Morphogenetic Assembly and Adaptive Control for Heterogeneous Modular Robots
Chongxi Meng, Da Zhao, Yifei Zhao, Minghao Zeng, Yanmin Zhou, Zhipeng Wang, Bin He
TL;DR
The paper tackles reconfigurable heterogeneous modular robots by proposing a two-tier approach: a hierarchical planner to efficiently solve morphology-dependent assembly and an adaptive, morphology-agnostic motion controller based on GPU-accelerated annealed-variance MPPI. The high-level planner uses bidirectional heuristic search with a type-penalty to guide module relocations, while the low-level planner computes optimal trajectories with A*,; motion generation uses a multi-stage variance annealing strategy to balance exploration and convergence in real time. Key findings show that type-penalization improves robustness, greedy heuristics reduce execution cost, and the annealed-variance MPPI achieves real-time 50 Hz control with superior velocity tracking over standard MPPI. The results validate a full cycle from module assembly to dynamic control and suggest practical impact for scalable, adaptive modular robotics, with future work on Sim-to-Real transfer and lifecycle management using a reusable module resource pool.
Abstract
This paper presents a closed-loop automation framework for heterogeneous modular robots, covering the full pipeline from morphological construction to adaptive control. In this framework, a mobile manipulator handles heterogeneous functional modules including structural, joint, and wheeled modules to dynamically assemble diverse robot configurations and provide them with immediate locomotion capability.
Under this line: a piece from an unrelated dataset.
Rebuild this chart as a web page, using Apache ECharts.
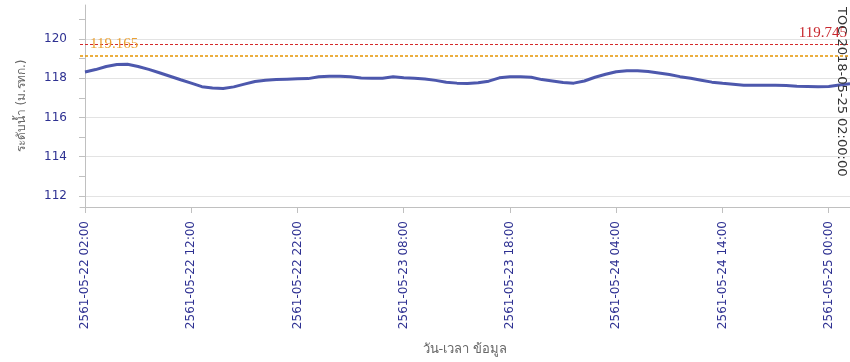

To address the state-space explosion in large-scale heterogeneous reconfiguration, we propose a hierarchical planner: the high-level planner uses a bidirectional heuristic search with type-penalty terms to generate module-handling sequences, while the low level planner employs A* search to compute optimal execution trajectories. This design effectively decouples discrete configuration planning from continuous motion execution. For adaptive motion generation of unknown assembled configurations, we introduce a GPU accelerated Annealing-Variance Model Predictive Path Integral (MPPI) controller. By incorporating a multi stage variance annealing strategy to balance global exploration and local convergence, the controller enables configuration-agnostic, real-time motion control. Large scale simulations show that the type-penalty term is critical for planning robustness in heterogeneous scenarios. Moreover, the greedy heuristic produces plans with lower physical execution costs than the Hungarian heuristic. The proposed annealing-variance MPPI significantly outperforms standard MPPI in both velocity tracking accuracy and control frequency, achieving real time control at 50 Hz. The framework validates the full-cycle process, including module assembly, robot merging and splitting, and dynamic motion generation.